I’ve never been the subject of a quarantine. I never had lice, or whopping cough, and I have so far narrowly avoided tuberculosis, SARS, and both the bird and swine flu. I have also never been in prison, which is a very good thing, so I have never been isolated there either, which, if you know me, you know that if I were to go to prison I’d pretty much need to be in solitary confinement, for my personal safety. But just because I’ve never been set apart and locked away doesn’t mean I don’t understand the value of such treatment. For instance, if I could grab the most recent lakefront sale on Geneva and stick it in solitary confinement where it could sit and ponder all of these things that it has done, I would. But real estate doesn’t exist in a vacuum, though sometimes it probably should.
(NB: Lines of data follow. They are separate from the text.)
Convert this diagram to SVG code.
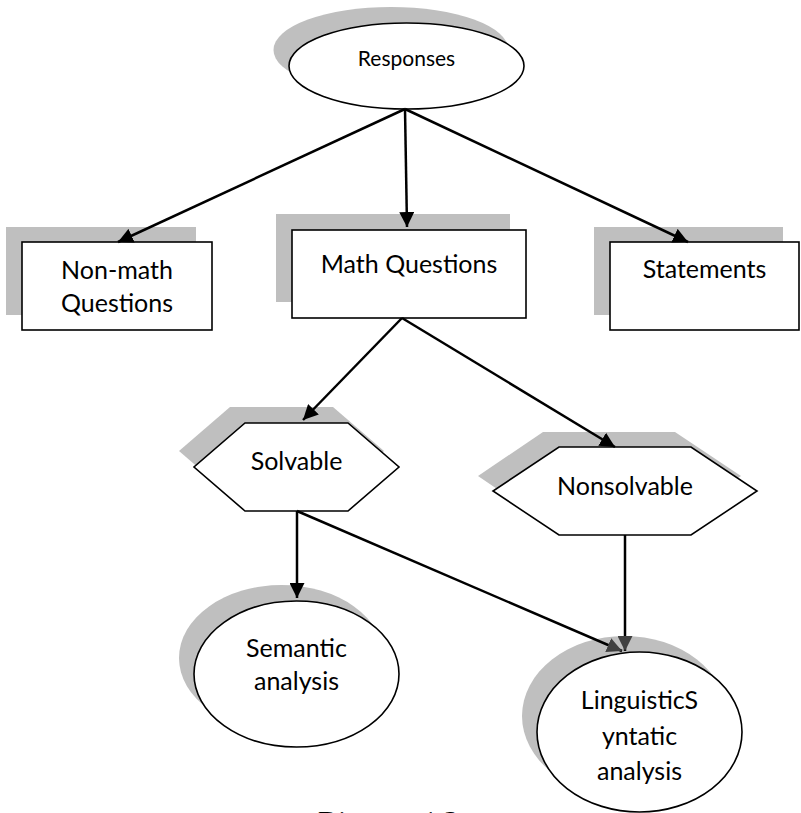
<svg xmlns="http://www.w3.org/2000/svg" width="801" height="813" viewBox="0 0 801 813">
<defs>
<style>
.sh{fill:#bfbfbf;stroke:none}
.nd{fill:#ffffff;stroke:#000000;stroke-width:1.6}
.t{font-family:Lato,"Open Sans","Liberation Sans",sans-serif;font-size:25px;fill:#000000;text-anchor:middle}
.c{stroke:#000000;stroke-width:2.5;fill:none}
</style>
<marker id="ah" markerUnits="userSpaceOnUse" viewBox="0 0 15 15" refX="15" refY="7.5" markerWidth="15" markerHeight="15" orient="auto">
<path d="M0,0 L15,7.5 L0,15 z" fill="#000000"/>
</marker>
<marker id="ahg" markerUnits="userSpaceOnUse" viewBox="0 0 15 15" refX="15" refY="7.5" markerWidth="15" markerHeight="15" orient="auto">
<path d="M0,0 L15,7.5 L0,15 z" fill="#404040"/>
</marker>
</defs>
<rect width="801" height="813" fill="#ffffff"/>

<g id="responses">
<ellipse class="sh" cx="391" cy="50" rx="117.5" ry="43"/>
<ellipse class="nd" cx="406.5" cy="66" rx="117.5" ry="43"/>
<text class="t" x="406.5" y="66" style="font-size:21px">Responses</text>
</g>

<g id="nonmath">
<rect class="sh" x="6" y="227" width="190" height="88"/>
<rect class="nd" x="22" y="242" width="190" height="88"/>
<text class="t" x="117" y="279">Non-math</text>
<text class="t" x="117" y="312">Questions</text>
</g>

<g id="math">
<rect class="sh" x="276" y="214" width="234" height="88"/>
<rect class="nd" x="292" y="230" width="234" height="88"/>
<text class="t" x="409" y="273">Math Questions</text>
</g>

<g id="statements">
<rect class="sh" x="594" y="227" width="189" height="88"/>
<rect class="nd" x="610" y="242" width="189" height="88"/>
<text class="t" x="704.5" y="278">Statements</text>
</g>

<g id="solvable">
<polygon class="sh" points="230,407 333,407 384,451 333,495 230,495 179,451"/>
<polygon class="nd" points="245,423 348,423 399,467 348,511 245,511 194,467"/>
<text class="t" x="296.5" y="470">Solvable</text>
</g>

<g id="nonsolvable">
<polygon class="sh" points="543,432 675,432 741,476 675,520 543,520 478,476"/>
<polygon class="nd" points="559,447 691,447 757,491 691,535 559,535 493,491"/>
<text class="t" x="625" y="495">Nonsolvable</text>
</g>

<g id="semantic">
<ellipse class="sh" cx="281.5" cy="658" rx="102.5" ry="73"/>
<ellipse class="nd" cx="296.5" cy="674" rx="102.5" ry="73"/>
<text class="t" x="296.5" y="657">Semantic</text>
<text class="t" x="296.5" y="690">analysis</text>
</g>

<g id="linguistic">
<ellipse class="sh" cx="624.5" cy="716" rx="102.5" ry="80"/>
<ellipse class="nd" cx="639.5" cy="732" rx="102.5" ry="80"/>
<text class="t" x="639.5" y="709">LinguisticS</text>
<text class="t" x="639.5" y="745">yntatic</text>
<text class="t" x="639.5" y="780">analysis</text>
</g>

<g id="connectors">
<line class="c" x1="405" y1="109" x2="118" y2="242" marker-end="url(#ah)"/>
<line class="c" x1="405" y1="109" x2="407" y2="227" marker-end="url(#ah)"/>
<line class="c" x1="405" y1="109" x2="688" y2="242" marker-end="url(#ah)"/>
<line class="c" x1="402" y1="318" x2="303" y2="420" marker-end="url(#ah)"/>
<line class="c" x1="402" y1="318" x2="615" y2="447" marker-end="url(#ah)"/>
<line class="c" x1="297" y1="511" x2="297" y2="598" marker-end="url(#ah)"/>
<line class="c" x1="297" y1="511" x2="622" y2="651" marker-end="url(#ahg)"/>
<line class="c" x1="625" y1="535" x2="625" y2="651" marker-end="url(#ahg)"/>
</g>

<text x="318" y="830" style="font-family:'Liberation Serif',serif;font-size:28px;fill:#000000">Diagram 1.3</text>
</svg>
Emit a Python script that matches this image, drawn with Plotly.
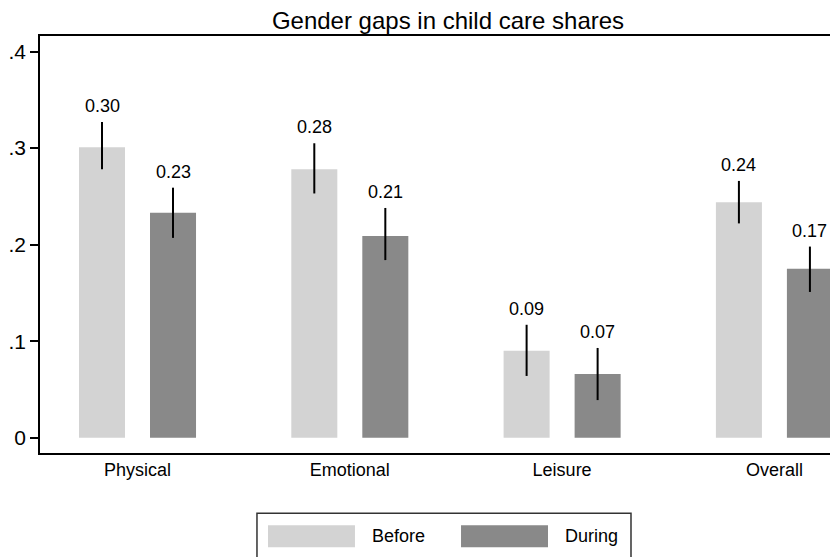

A few years ago, a great big estate on Fontana’s northern shore was brought to the market. What a fine old place it was. Overflowing with bits of cottage charm here and some more over there, it was nice but it wasn’t a show piece. It wasn’t a shining example of any particular period, nor were the old finishes elevated, and the maintenance through the years was perhaps anything but high end. It was an old house, but not a spectacular old house in the way that Clear Sky Lodge is, and so it was a house that the market viewed and thought little of. At $7.95MM it looked great on the market, but the reaction was one of many, many yawns.
The property was the most impressive aspect of this old house, and with 6 acres and 238 feet of frontage, the magnificence of the parcel could not be overstated. It was, and is, a most beautiful piece of land. But even the land is compromised, both by extreme slopes and by extreme frontage- the neighboring house is Angel’s Flight- a name that the property came upon honestly. Personally, I would have named that old neighboring estate Heart Attack Hill, but that’s why I write about real estate and I don’t offer naming services for lakefront estates. So the property that just sold was $7.95MM a few years ago and it was a large parcel of land limited somewhat by the active camp to the East and by the sloping nature of the land.
The catch here is that the property was never a $7.95MM property. While some estate parcels measuring the same size would indeed be worth that lofty sum, these parcels would be in different locations, chiefly, Snake Road or some stretch of South Lakeshore, or perhaps the sinewy little stretch of road that spans between Cedar Point and Pebble Point, that stretch were many large, worthy, estates lie. This property was not in such a strata, so $7.95MM was less a realistic price and more just a number. That’s why the market didn’t react well to the property for quite some time, at least until the asking price was cut in half late last summer. Josh Flagg would have you believe that horses and champagne bottles as large as SCUD missiles are the key to selling houses. This sale suggests that the way to sell a house is to cut the price by more than half.
And that’s why we must try to put this sale far away from anyone. The property closed this week for $3.25MM. For six acres and 238′ of frontage. Granted the lot was somewhat limited, but still. That’s a heck of a parcel for that money no matter how you slice it. The sale now begs the question: What will this do to the market? The answer is: nothing. It’s a great sale not because it’s low but because it’s just that, a sale. All sales are good, even if they don’t involve me (which this one didn’t). To remove a property from generational, apparent disinterested ownership is a good thing, particularly when the MLS signals that it was a cash sale, as many of these lakefront deals tend to be. Strong ownership creates strong market conditions, and those are the conditions that we seek.
So for now, any attempt to quarantine this sale will be in vain. Buyers will point to it even while sellers point away from it. Look, a squirrel! It won’t work. The comp is fact now, and it will have to be dealt with. Thankfully, I don’t see it as mattering much. The property was large but the location wasn’t marquee, and one sale of this sort doesn’t create a market. The sale will simply be filed under “Strange” and we’ll move on.